### OBJECTIVE:
Skip any picture you find and retype all the remaining lines exactly.

#### DATA SECTION

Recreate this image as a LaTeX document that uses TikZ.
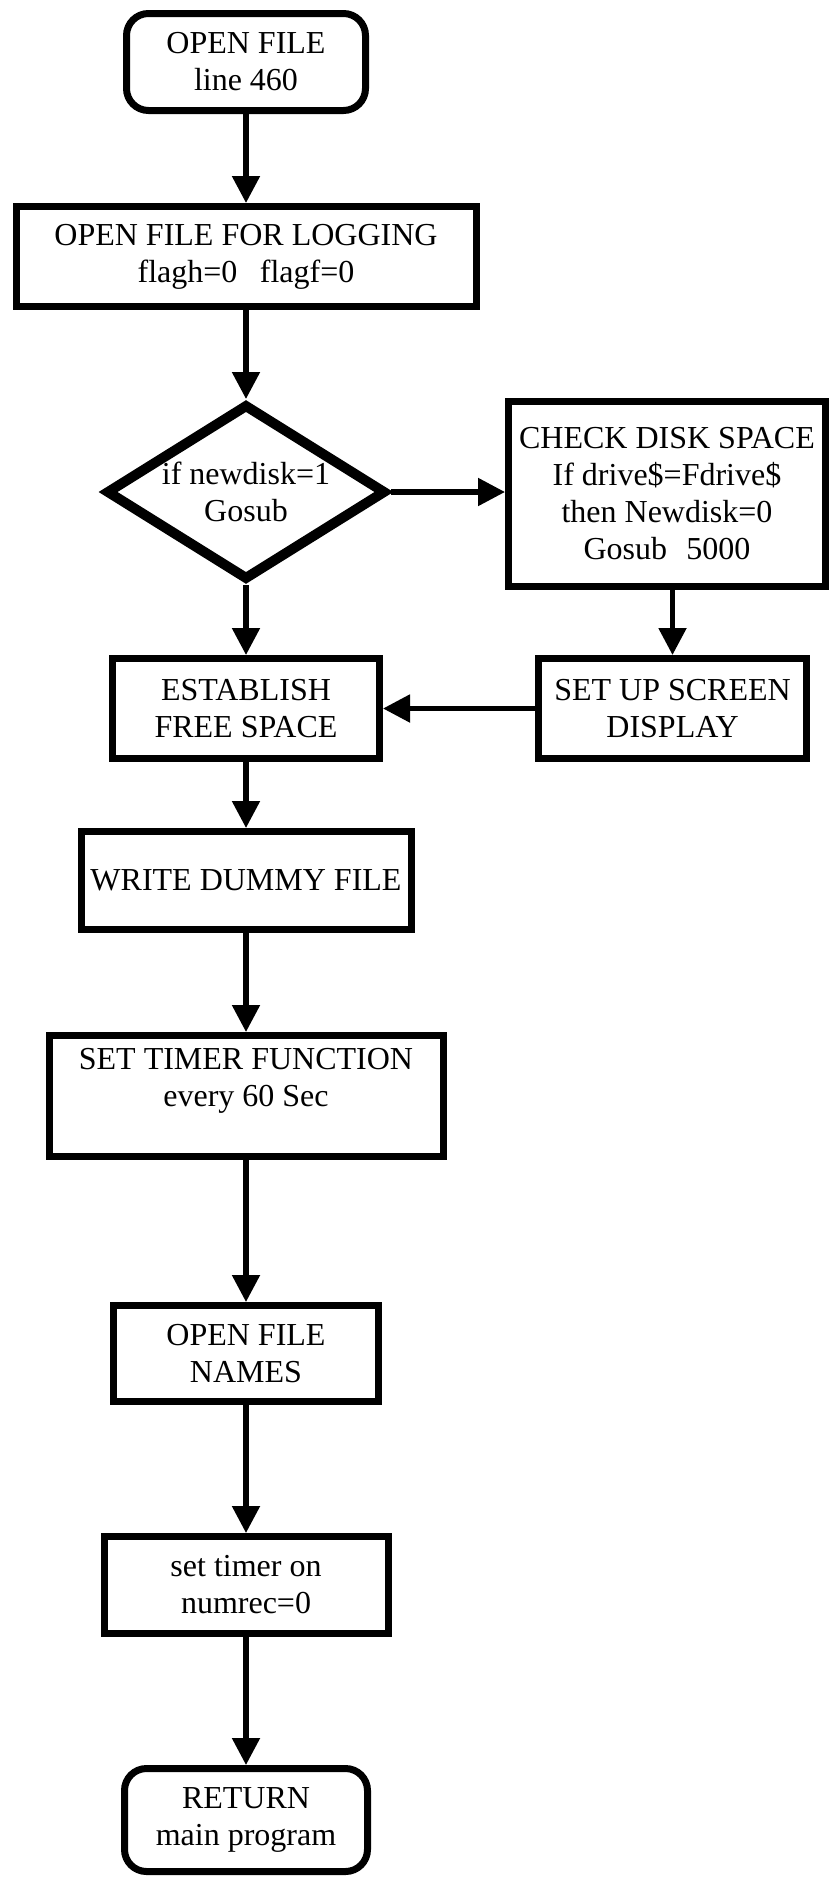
\documentclass[tikz,border=0pt]{standalone}
\usepackage{fontspec}
\setmainfont{Liberation Serif}
\usetikzlibrary{shapes.geometric,arrows.meta}
\begin{document}
\begin{tikzpicture}[x=0.5pt,y=-0.5pt,
  txt/.style={font=\fontsize{16pt}{18.5pt}\selectfont},
  box/.style={draw, line width=3.5pt, rectangle, align=center, inner sep=0pt, txt},
  term/.style={box, rounded corners=11pt},
  dec/.style={draw, line width=5pt, diamond, shape aspect=1.6, align=center, inner sep=0pt, txt},
  arr/.style={line width=2.6pt, -{Triangle[length=13.5pt,width=13.5pt]}}
]
\useasboundingbox (0,0) rectangle (833,1879);
\node[term, minimum width=119.5pt, minimum height=48.5pt] (start) at (246,62) {OPEN FILE\\line 460};
\node[box, minimum width=230pt, minimum height=50pt] (log) at (246,256.5) {OPEN FILE FOR LOGGING\\flagh=0\hspace{0.7em}flagf=0};
\node[dec, minimum width=140pt, minimum height=88pt] (nd) at (246,492) {if newdisk=1\\Gosub};
\node[box, minimum width=158.5pt, minimum height=92.5pt] (chk) at (667,494) {CHECK DISK SPACE\\If drive\$=Fdrive\$\\then Newdisk=0\\Gosub\hspace{0.6em}5000};
\node[box, minimum width=134pt, minimum height=50pt] (scr) at (672.5,708.5) {SET UP SCREEN\\DISPLAY};
\node[box, minimum width=133.5pt, minimum height=50pt] (est) at (246,708.5) {ESTABLISH\\FREE SPACE};
\node[box, minimum width=165pt, minimum height=49pt] (dum) at (246,880.5) {WRITE DUMMY FILE};
\node[box, minimum width=197pt, minimum height=60.5pt] (tim) at (246,1096) {SET TIMER FUNCTION\\every 60 Sec\\\mbox{}};
\node[box, minimum width=132.5pt, minimum height=48pt] (nam) at (246,1353.5) {OPEN FILE\\NAMES};
\node[box, minimum width=142pt, minimum height=48.5pt] (son) at (246,1585) {set timer on\\numrec=0};
\node[term, minimum width=121.5pt, minimum height=51.5pt] (ret) at (246,1820) {RETURN\\main program};

\draw[arr] (start) -- (log);
\draw[arr] (log) -- (nd);
\draw[arr] (nd.east) -- (nd.east -| chk.west);
\draw[arr] (nd) -- (est);
\draw[arr] (chk.south -| scr.north) -- (scr.north);
\draw[arr] (scr.west) -- (est.east);
\draw[arr] (est) -- (dum);
\draw[arr] (dum) -- (tim);
\draw[arr] (tim) -- (nam);
\draw[arr] (nam) -- (son);
\draw[arr] (son) -- (ret);
\end{tikzpicture}
\end{document}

########

### WRITTEN RESPONSE:
Recreate this image as a LaTeX document that uses TikZ.
\documentclass[tikz,border=0pt]{standalone}
\usepackage{fontspec}
\setmainfont{Liberation Serif}
\usetikzlibrary{shapes.geometric,arrows.meta}
\begin{document}
\begin{tikzpicture}[x=0.5pt,y=-0.5pt,
  txt/.style={font=\fontsize{16pt}{18.5pt}\selectfont},
  box/.style={draw, line width=3.5pt, rectangle, align=center, inner sep=0pt, txt},
  term/.style={box, rounded corners=11pt},
  dec/.style={draw, line width=5pt, diamond, shape aspect=1.6, align=center, inner sep=0pt, txt},
  arr/.style={line width=2.6pt, -{Triangle[length=13.5pt,width=13.5pt]}}
]
\useasboundingbox (0,0) rectangle (833,1879);
\node[term, minimum width=119.5pt, minimum height=48.5pt] (start) at (246,62) {OPEN FILE\\line 460};
\node[box, minimum width=230pt, minimum height=50pt] (log) at (246,256.5) {OPEN FILE FOR LOGGING\\flagh=0\hspace{0.7em}flagf=0};
\node[dec, minimum width=140pt, minimum height=88pt] (nd) at (246,492) {if newdisk=1\\Gosub};
\node[box, minimum width=158.5pt, minimum height=92.5pt] (chk) at (667,494) {CHECK DISK SPACE\\If drive\$=Fdrive\$\\then Newdisk=0\\Gosub\hspace{0.6em}5000};
\node[box, minimum width=134pt, minimum height=50pt] (scr) at (672.5,708.5) {SET UP SCREEN\\DISPLAY};
\node[box, minimum width=133.5pt, minimum height=50pt] (est) at (246,708.5) {ESTABLISH\\FREE SPACE};
\node[box, minimum width=165pt, minimum height=49pt] (dum) at (246,880.5) {WRITE DUMMY FILE};
\node[box, minimum width=197pt, minimum height=60.5pt] (tim) at (246,1096) {SET TIMER FUNCTION\\every 60 Sec\\\mbox{}};
\node[box, minimum width=132.5pt, minimum height=48pt] (nam) at (246,1353.5) {OPEN FILE\\NAMES};
\node[box, minimum width=142pt, minimum height=48.5pt] (son) at (246,1585) {set timer on\\numrec=0};
\node[term, minimum width=121.5pt, minimum height=51.5pt] (ret) at (246,1820) {RETURN\\main program};

\draw[arr] (start) -- (log);
\draw[arr] (log) -- (nd);
\draw[arr] (nd.east) -- (nd.east -| chk.west);
\draw[arr] (nd) -- (est);
\draw[arr] (chk.south -| scr.north) -- (scr.north);
\draw[arr] (scr.west) -- (est.east);
\draw[arr] (est) -- (dum);
\draw[arr] (dum) -- (tim);
\draw[arr] (tim) -- (nam);
\draw[arr] (nam) -- (son);
\draw[arr] (son) -- (ret);
\end{tikzpicture}
\end{document}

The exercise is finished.